In this project, the PIs propose to construct and develop a shared infrastructure to support the collection and maintenance of realistic, large scale spam data sets, referred as SPAM Commons.
Spam is a problem in many important communications media such as email and web. A sub-problem of spam, phishing (a form of online pretexting), caused an estimated $3.2B in damages in 2007. The broad impact of effective spam filtering methods can be estimated in billions of dollars in several communications media such as email and web.
Spam has also invaded other media, with concrete attack examples in social networks, blogosphere, Internet telephony (VoIP), instant messaging, and click fraud.
Unfortunately, spam research has been hampered by the lack of published real world data sets due to concerns with privacy and company intellectual property. This project team develops a shared infrastructure to support the collection and maintenance of realistic, large scale spam data sets, called Spam Processing, Archiving, and Monitoring Community Facility (SPAM Commons).

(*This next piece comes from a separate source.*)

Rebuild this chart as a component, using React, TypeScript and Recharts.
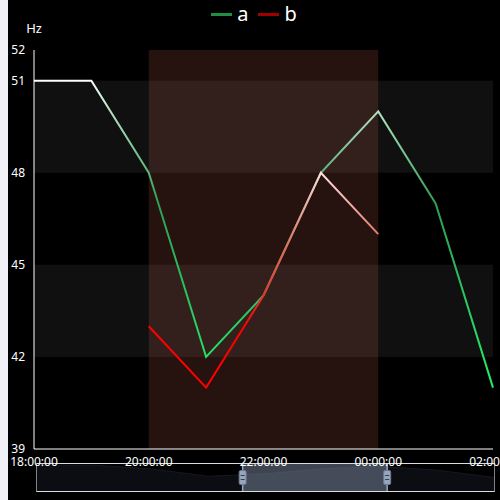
import {
  Area,
  ComposedChart,
  Legend,
  Line,
  LineChart,
  ReferenceArea,
  ReferenceLine,
  XAxis,
  YAxis,
  Label,
} from 'recharts'

const TIMES = ['18:00:00', '19:00:00', '20:00:00', '21:00:00', '22:00:00', '23:00:00', '00:00:00', '01:00:00', '02:00:00']
const SERIES_A = [51, 51, 48, 42, 44, 48, 50, 47, 41]
const SERIES_B: (number | null)[] = [null, null, 43, 41, 44, 48, 46, null, null]
const Y_TICKS = [39, 42, 45, 48, 51, 52]
const Y_DOMAIN = [39, 52]
const BANDS = [
  [42, 45],
  [48, 51],
]
const MARK_RANGE = ['20:00:00', '00:00:00']
const ZOOM_WINDOW = [3.6, 6.13]

const FONT = '"Noto Sans", sans-serif'

const data = TIMES.map((t, i) => ({ time: t, idx: i, a: SERIES_A[i], b: SERIES_B[i] }))

// objectBoundingBox offsets for a value within a series' own range
function offsetOf(values: (number | null)[], v: number) {
  const nums = values.filter((x): x is number => x !== null)
  const max = Math.max(...nums)
  const min = Math.min(...nums)
  return Math.min(1, Math.max(0, (max - v) / (max - min)))
}

const LEGEND = [
  { name: 'a', color: '#1f8f45' },
  { name: 'b', color: '#a00000' },
]

function LegendContent() {
  return (
    <div style={{ display: 'flex', justifyContent: 'center', gap: 10, fontFamily: FONT, fontSize: 20, color: '#fff' }}>
      {LEGEND.map((l) => (
        <div key={l.name} style={{ display: 'flex', alignItems: 'center', gap: 5 }}>
          <span style={{ display: 'inline-block', width: 21, height: 3, background: l.color }} />
          <span style={{ lineHeight: '26px' }}>{l.name}</span>
        </div>
      ))}
    </div>
  )
}

function Handle(props: any) {
  const x = props.viewBox?.x ?? 0
  const y = props.viewBox?.y ?? 0
  const h = props.viewBox?.height ?? 0
  const cy = y + h / 2
  return (
    <g>
      <rect x={x - 3.5} y={cy - 7} width={7} height={14} rx={1.5} fill="#97a6bd" stroke="#6b7a90" />
      <line x1={x - 2} x2={x + 2} y1={cy - 2} y2={cy - 2} stroke="#33404f" />
      <line x1={x - 2} x2={x + 2} y1={cy + 2} y2={cy + 2} stroke="#33404f" />
    </g>
  )
}

export default function App() {
  return (
    <div style={{ position: 'absolute', left: 8, top: 0, width: 492, height: 500, background: '#000' }}>
      <style>{'body{background:#f1f1f7}'}</style>
      <div
        style={{
          position: 'absolute',
          left: 28,
          top: 463,
          width: 459,
          height: 29,
          borderTop: '1px solid #d8dce4',
          borderBottom: '1px solid #d8dce4',
          borderLeft: '1px solid #808080',
          borderRight: '1px solid #808080',
          boxSizing: 'border-box',
        }}
      >
        <ComposedChart width={457} height={27} data={data} margin={{ top: 0, right: 0, bottom: 0, left: 0 }}>
          <XAxis dataKey="idx" type="number" domain={[0, 8]} hide />
          <YAxis domain={[30, 52]} hide />
          <Area dataKey="a" fill="#0b0d12" stroke="#151920" fillOpacity={1} dot={false} isAnimationActive={false} />
          <ReferenceArea x1={ZOOM_WINDOW[0]} x2={ZOOM_WINDOW[1]} fill="#7d8aa0" fillOpacity={0.5} stroke="none" />
          {ZOOM_WINDOW.map((x) => (
            <ReferenceLine key={x} x={x} stroke="#97a6bd" strokeWidth={1.5} label={<Handle />} />
          ))}
        </ComposedChart>
      </div>
      <div style={{ position: 'absolute', left: 0, top: 0 }}>
        <LineChart width={492} height={500} data={data} margin={{ top: 50, right: 7, bottom: 21, left: 0 }}>
          <defs>
            <linearGradient id="gradA" x1="0" y1="0" x2="0" y2="1">
              <stop offset={offsetOf(SERIES_A, 51)} stopColor="#ffffff" />
              <stop offset={offsetOf(SERIES_A, 50)} stopColor="#b4e2c2" />
              <stop offset={offsetOf(SERIES_A, 47)} stopColor="#2f9c55" />
              <stop offset={offsetOf(SERIES_A, 44)} stopColor="#2cc460" />
              <stop offset={offsetOf(SERIES_A, 41)} stopColor="#22f066" />
            </linearGradient>
            <linearGradient id="gradB" x1="0" y1="0" x2="0" y2="1">
              <stop offset={offsetOf(SERIES_B, 48)} stopColor="#ffe0e0" />
              <stop offset={offsetOf(SERIES_B, 46)} stopColor="#e77a70" />
              <stop offset={offsetOf(SERIES_B, 44)} stopColor="#e8302a" />
              <stop offset={offsetOf(SERIES_B, 43)} stopColor="#ff0000" />
              <stop offset={offsetOf(SERIES_B, 41)} stopColor="#ff0000" />
            </linearGradient>
          </defs>
          {BANDS.map(([lo, hi]) => (
            <ReferenceArea key={lo} y1={lo} y2={hi} fill="#101010" fillOpacity={1} stroke="none" />
          ))}
          <ReferenceArea x1={MARK_RANGE[0]} x2={MARK_RANGE[1]} fill="#ff8066" fillOpacity={0.15} stroke="none" />
          <XAxis
            dataKey="time"
            interval={1}
            height={30}
            tickLine={false}
            tickMargin={2}
            stroke="#fff"
            tick={{ fill: '#fff', fontSize: 12, fontFamily: FONT }}
          />
          <YAxis
            domain={Y_DOMAIN}
            ticks={Y_TICKS}
            width={26}
            tickLine={false}
            tickMargin={3}
            stroke="#fff"
            interval={0}
            tick={{ fill: '#fff', fontSize: 12, fontFamily: FONT }}
          >
            <Label value="Hz" position="top" offset={17} dx={13} fill="#fff" fontSize={13} fontFamily={FONT} />
          </YAxis>
          <Legend verticalAlign="middle" content={<LegendContent />} wrapperStyle={{ top: 1, left: 0, width: 492 }} />
          <Line dataKey="a" stroke="url(#gradA)" strokeWidth={2} dot={false} isAnimationActive={false} />
          <Line dataKey="b" stroke="url(#gradB)" strokeWidth={2} dot={false} isAnimationActive={false} />
        </LineChart>
      </div>
    </div>
  )
}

The main goals of SPAM Commons are: (1) to facilitate remedial research that will stem the wastes and losses caused by spam, and (2) enable revolutionary research that aim for stopping certain kinds of spam attacks altogether.
SPAM Commons is divided into a Public Partition and a Protected Partition.
The Public Partition is a direct analog of standard corpora for speech and image recognition research, consisting of a systematic and regular collection of both spam and legitimate data in the various communications media, starting from email and web spam, and expanding into other communications media as spam becomes a serious threat in each area and data become available.
The Protected Partition consists of a combined data and processing facility that makes private data or near real-time spam data available for experimental evaluation of spam defense mechanisms in a protected testbed. Access to such protected data will enable new spam research on real-time evolving spam and real world data sets that is infeasible today.
The intellectual challenges of the SPAM Commons project extend beyond the new research on various abovementioned spam areas enabled by the availability of data sets. The construction of both partitions of SPAM Commons includes significant intellectual challenges of their own. First, the isolation of Protected Partition addresses partially the concerns of privacy, which remains a general research problem. Second, useful spam and legitimate data sets require automated distinction of spam from legitimate documents with certainty, which remains an open research question in email, web, and other media. Third, the adversarial and mutual evolution of spam producers and defenders require continuous collection of fresh data for further study. Finally, the collection and streaming of near-real-time spam data represent research resources currently unavailable to spam researchers. Advances in these areas will spur the growth and evolution of SPAM Commons that will enable new research on the evolving and growing spam problem.
The impact of SPAM Commons data sets on experimental spam research may be similar to the impact of large corpora in disciplines such as speech/image recognition and natural language processing, which achieved a level of scientific result reproducibility and comparativeness after the use of such corpora became standard requirements. The proposed data repository will be supported and used by 9 university partners (Clayton State, Emory, Georgia Tech, NC A&T, Northwestern, Texas A&M, UC Davis, U. Georgia, UNC Charlotte), and several industry partners (IBM, PureWire, Secure Computing).